Planning to buy a life insurance plan? Here’s what you need to know about the different types of life insurance:
Term Life Insurance
Term life insurance is the simplest type of life insurance where you buy life coverage for a specific period of time and pay a monthly premium. It only pays if death occurs during that set period, which usually ranges from one year to 30 years.
Term life insurance is the cheapest form of life insurance starting from as low as few hundred dollars a year for $300,000 worth of coverage. Term life insurance, in most of the cases, doesn’t have any investment component linked to it. You are just paying an annual premium to protect your dependents in case anything happens within the policy term.
There two further sub-categories of term life insurance:
Level term – Fixed premiums and death benefits stay the same throughout the term of the policy
Decreasing term – Death benefits decrease each year incrementally throughout the term of the policy
When opting for Term life insurance, choose a term that fits your current financial situation and figure out the number of years you and your family are more financially vulnerable.
Whole Life Insurance
Also known as permanent life insurance, whole life insurance is more expensive than a term insurance policy but has many additional benefits. A whole life insurance policy provides lifelong death coverage even if you die aged 100 and comes with an investment component known as policy cash value. You can also borrow money against the cash value of your policy plan or even surrender the policy for cash.
There are three main types of whole life insurance; traditional whole life, universal whole, variable whole life.
Traditional whole life – This is the most common type of whole life insurance where the premium stays the same throughout the policy’s term and the death benefit is guaranteed. The policy cash value also grows at a guaranteed rate and best of all, you don’t have to pay taxes on the gains while they are accumulating.
Universal whole life – This is a type of permanent insurance policy that provides the most flexibility. It provides the option of increasing death benefit later on in the policy term by passing a medical examination. The insured also has the option to change the policy premiums if enough money has been accumulated in the cash value account. The only downside with universal life insurance is that the returns are not guaranteed since it is tied to a money-market type investment that pays a market return rate – which can be positive or negative.
Variable Life Insurance – This type of permanent life insurance provides the opportunity of combining death benefits with an investment component that comprises of stocks, bonds and money market mutual funds. The risk factor for variable life insurance policy is higher but the returns can be equally rewarding as well.
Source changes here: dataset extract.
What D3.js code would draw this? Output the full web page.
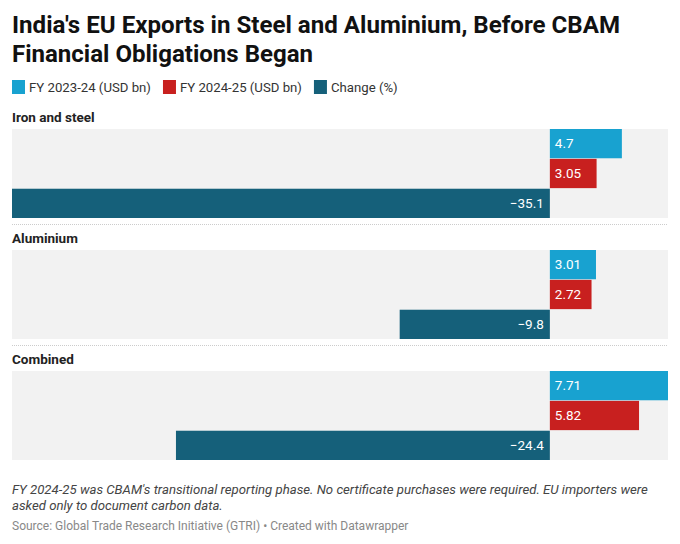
<!DOCTYPE html>
<html>
<head>
<meta charset="utf-8">
<script src="https://cdn.jsdelivr.net/npm/d3@7"></script>
<style>
	body { margin: 0; background: #fff; }
	svg { display: block; font-family: Roboto, "Noto Sans", sans-serif; }
</style>
</head>
<body>
<div id="chart"></div>
<script>
// chart values
var categories = ["Iron and steel", "Aluminium", "Combined"];
var seriesNames = ["FY 2023-24 (USD bn)", "FY 2024-25 (USD bn)", "Change (%)"];
var fy2324 = [4.7, 3.01, 7.71];
var fy2425 = [3.05, 2.72, 5.82];
var change = [-35.1, -9.8, -24.4];
var colors = ["#18a2d0", "#c8201f", "#15607a"];

var w = 680, h = 544;
var left = 12, right = 668;
var panelTop = 129, panelStep = 121, panelH = 89;

var svg = d3.select("#chart").append("svg")
	.attr("width", w)
	.attr("height", h);

// title
svg.append("text")
	.attr("x", left).attr("y", 33)
	.attr("font-size", 24).attr("font-weight", 700).attr("fill", "#111")
	.attr("textLength", 608).attr("lengthAdjust", "spacingAndGlyphs")
	.text("India's EU Exports in Steel and Aluminium, Before CBAM");
svg.append("text")
	.attr("x", left).attr("y", 62)
	.attr("font-size", 24).attr("font-weight", 700).attr("fill", "#111")
	.attr("textLength", 301).attr("lengthAdjust", "spacingAndGlyphs")
	.text("Financial Obligations Began");

// legend
var lx = left;
seriesNames.forEach(function(name, i) {
	svg.append("rect")
		.attr("x", lx).attr("y", 80)
		.attr("width", 13).attr("height", 14)
		.attr("fill", colors[i]);
	var t = svg.append("text")
		.attr("x", lx + 17).attr("y", 92)
		.attr("font-size", 13.2).attr("fill", "#333")
		.text(name);
	lx += 17 + t.node().getComputedTextLength() + 12;
});

var x = d3.scaleLinear()
	.domain([d3.min(change), d3.max(fy2324.concat(fy2425))])
	.range([left, right]);

var y = d3.scaleBand()
	.domain([0, 1, 2])
	.range([0, panelH])
	.paddingInner(0.02);

categories.forEach(function(cat, i) {
	var top = panelTop + i * panelStep;
	var g = svg.append("g").attr("transform", "translate(0," + top + ")");

	svg.append("text")
		.attr("x", left).attr("y", top - 7)
		.attr("font-size", 13.5).attr("font-weight", 700).attr("fill", "#222")
		.text(cat);

	g.append("rect")
		.attr("x", left).attr("y", 0)
		.attr("width", right - left).attr("height", panelH)
		.attr("fill", "#f2f2f2");

	var vals = [fy2324[i], fy2425[i], change[i]];
	g.selectAll("rect.bar")
		.data(vals)
		.enter()
		.append("rect")
		.attr("class", "bar")
		.attr("x", function(d) { return x(Math.min(0, d)); })
		.attr("y", function(d, j) { return y(j); })
		.attr("width", function(d) { return Math.abs(x(d) - x(0)); })
		.attr("height", y.bandwidth())
		.attr("fill", function(d, j) { return colors[j]; });

	g.selectAll("text.lbl")
		.data(vals)
		.enter()
		.append("text")
		.attr("class", "lbl")
		.attr("x", function(d) { return d < 0 ? x(0) - 6 : x(0) + 5; })
		.attr("y", function(d, j) { return y(j) + y.bandwidth() / 2 + 4.5; })
		.attr("text-anchor", function(d) { return d < 0 ? "end" : "start"; })
		.attr("font-size", 13.5).attr("fill", "#fff")
		.text(function(d) { return d < 0 ? "\u2212" + Math.abs(d) : d; });

	if (i < categories.length - 1) {
		svg.append("line")
			.attr("x1", left).attr("x2", right)
			.attr("y1", top + panelH + 6.5).attr("y2", top + panelH + 6.5)
			.attr("stroke", "#ccc").attr("stroke-dasharray", "1,1");
	}
});

// notes
svg.append("text")
	.attr("x", left).attr("y", 494)
	.attr("font-size", 13.2).attr("font-style", "italic").attr("fill", "#444")
	.text("FY 2024-25 was CBAM's transitional reporting phase. No certificate purchases were required. EU importers were");
svg.append("text")
	.attr("x", left).attr("y", 510)
	.attr("font-size", 13.2).attr("font-style", "italic").attr("fill", "#444")
	.text("asked only to document carbon data.");
svg.append("text")
	.attr("x", left).attr("y", 530)
	.attr("font-size", 12).attr("fill", "#888")
	.text("Source: Global Trade Research Initiative (GTRI) \u2022 Created with Datawrapper");
</script>
</body>
</html>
If the investments tank, the death benefit and cash value may decrease, however, some policies guarantee a minimum death benefit.
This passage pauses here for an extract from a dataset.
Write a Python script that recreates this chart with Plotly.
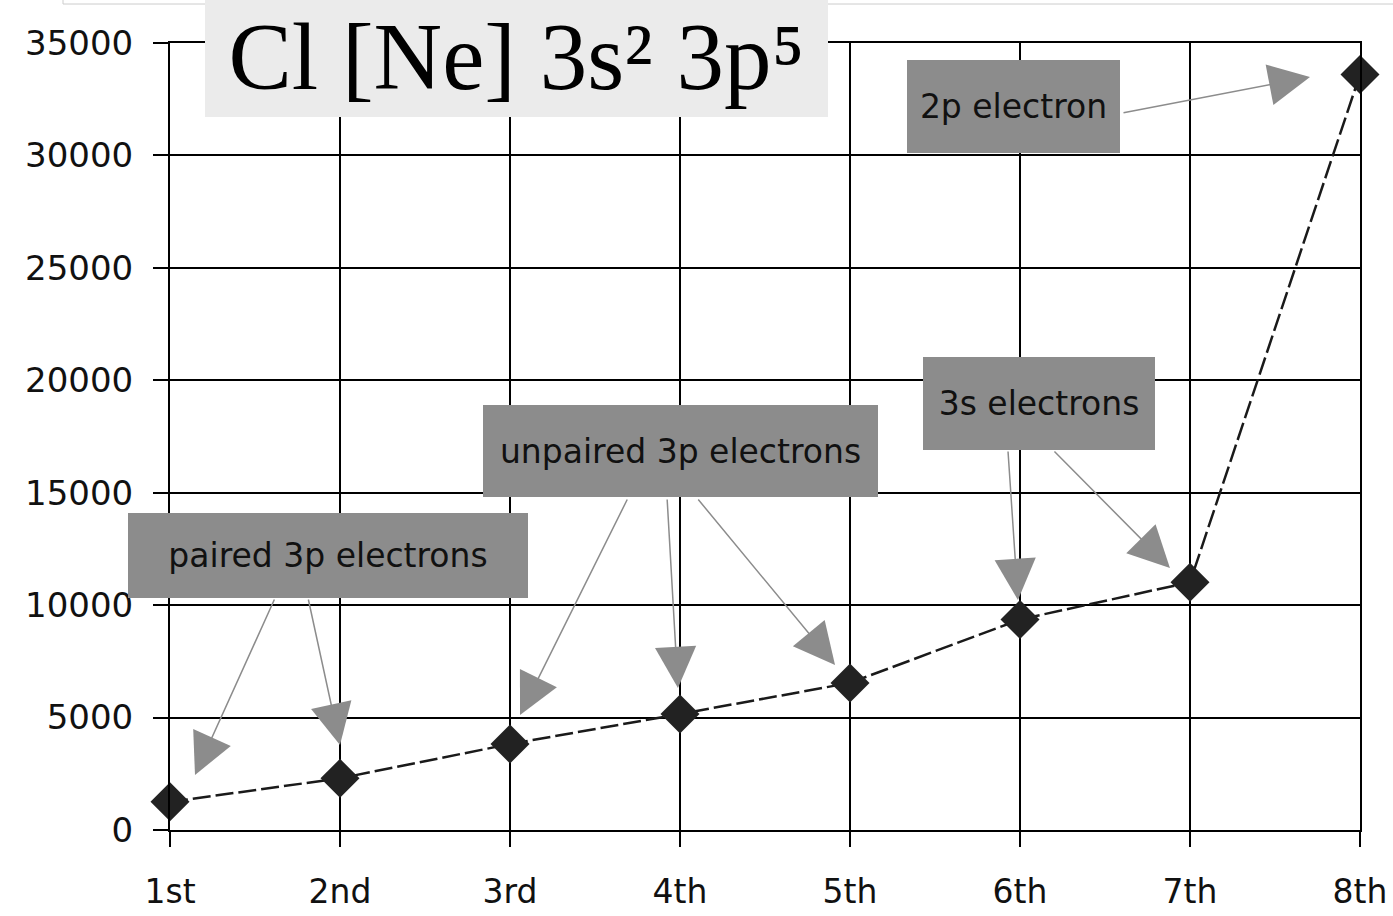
import plotly.graph_objects as go

# ---- data ----
categories = ["1st", "2nd", "3rd", "4th", "5th", "6th", "7th", "8th"]
ionisation_energy = [1251, 2298, 3822, 5159, 6542, 9362, 11018, 33604]
y_ticks = [0, 5000, 10000, 15000, 20000, 25000, 30000, 35000]
y_ticklabels = ["0", "5000", "10000", "15000", "20000", "25000", "30000", "35000"]

title_text = "Cl [Ne] 3s\u00b2 3p\u2075"

# label boxes: text, centre x (category index), centre y (value), width px, height px
box_texts = ["paired 3p electrons", "unpaired 3p electrons", "3s electrons", "2p electron"]
box_x = [0.929, 3.003, 5.112, 4.962]
box_y = [12207, 16854, 18966, 32174]
box_w = [400, 395, 232, 213]
box_h = [85, 92, 93, 93]

# arrows: tail (x, y) -> head (x, y)
arrow_tail_x = [0.618, 0.812, 2.694, 2.924, 3.100, 4.929, 5.194, 5.600]
arrow_tail_y = [10317, 10317, 14764, 14764, 14764, 16899, 16899, 31885]
arrow_head_x = [0.147, 1.000, 2.059, 2.988, 3.912, 4.988, 5.882, 6.706]
arrow_head_y = [2446, 3780, 5114, 6315, 7338, 10228, 11651, 33486]

xs = list(range(len(categories)))

fig = go.Figure()
fig.add_trace(go.Scatter(
    x=xs, y=ionisation_energy, mode="lines+markers",
    line=dict(color="#1a1a1a", width=2.5, dash="18px,5px"),
    marker=dict(symbol="diamond", size=30, color="#222222"),
    cliponaxis=False, showlegend=False, hoverinfo="skip",
))

annotations = []
for t, x, y, w, h in zip(box_texts, box_x, box_y, box_w, box_h):
    annotations.append(dict(
        x=x, y=y, xref="x", yref="y", text=t, showarrow=False,
        width=w, height=h, bgcolor="#8c8c8c", borderpad=0, borderwidth=0,
        font=dict(family="DejaVu Sans", size=33, color="#111111"),
        xanchor="center", yanchor="middle", valign="middle",
    ))
for tx, ty, hx, hy in zip(arrow_tail_x, arrow_tail_y, arrow_head_x, arrow_head_y):
    annotations.append(dict(
        x=hx, y=hy, ax=tx, ay=ty, xref="x", yref="y", axref="x", ayref="y",
        text="", showarrow=True, arrowhead=2, arrowsize=5.5, arrowwidth=1.5,
        arrowcolor="#8c8c8c",
    ))

W, H = 1393, 916
L, R, T, B = 170, 33, 43, 86
pw, ph = W - L - R, H - T - B


def px_x(p):
    return (p - L) / pw


def px_y(p):
    return (H - B - p) / ph


fig.update_layout(
    template=None,
    width=W, height=H,
    margin=dict(l=L, r=R, t=T, b=B, pad=0, autoexpand=False),
    paper_bgcolor="white", plot_bgcolor="white",
    annotations=annotations,
    title=dict(text=title_text, xref="paper", yref="container",
               x=px_x(516.5), y=1 - 56 / H, xanchor="center", yanchor="middle",
               font=dict(family="Liberation Serif", size=95, color="black")),
    shapes=[
        dict(type="rect", xref="paper", yref="paper",
             x0=px_x(63), x1=px_x(1400), y0=px_y(4), y1=px_y(-20),
             line=dict(color="#cccccc", width=1), layer="below"),
        dict(type="rect", xref="paper", yref="paper",
             x0=px_x(205), x1=px_x(828), y0=px_y(117), y1=px_y(0),
             fillcolor="#ebebeb", line=dict(width=0), layer="above"),
    ],
)
fig.update_xaxes(
    range=[0, 7], tickvals=xs, ticktext=categories, automargin=False,
    showgrid=True, gridcolor="black", gridwidth=2,
    showline=True, linecolor="black", linewidth=2, mirror=True,
    ticks="outside", ticklen=15, tickwidth=2, tickcolor="black",
    tickfont=dict(family="DejaVu Sans", size=33, color="#111111"),
    ticklabelstandoff=16, zeroline=False,
)
fig.update_yaxes(
    range=[0, 35000], tickvals=y_ticks, ticktext=y_ticklabels, automargin=False,
    showgrid=True, gridcolor="black", gridwidth=2,
    showline=True, linecolor="black", linewidth=2, mirror=True,
    ticks="outside", ticklen=15, tickwidth=2, tickcolor="black",
    tickfont=dict(family="DejaVu Sans", size=34, color="#111111"),
    ticklabelstandoff=13, zeroline=False,
)

fig.write_html(
    "out.html",
    config={"displayModeBar": False},
    post_script="document.body.style.margin='0';document.body.style.padding='0';"
                "document.body.style.overflow='hidden';",
)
Variable life insurance policy also comes with great flexibility for the insured in terms of the ability to change and adjust the annual premiums. So if your financial situation changes during the policy’s term, you have the ability to increase or decrease your premium. The policy cash value account can also be used to pay the premiums, if needed. While there are certain added benefits of variable life insurance, one big downside is that the cash value returns are not guaranteed and the risk of investments lie completely on the policyholder.
Whichever type of life insurance you eventually opt for, it is essential to be aware of the risks and rewards and choose a plan that fits your current financial status and future life goals.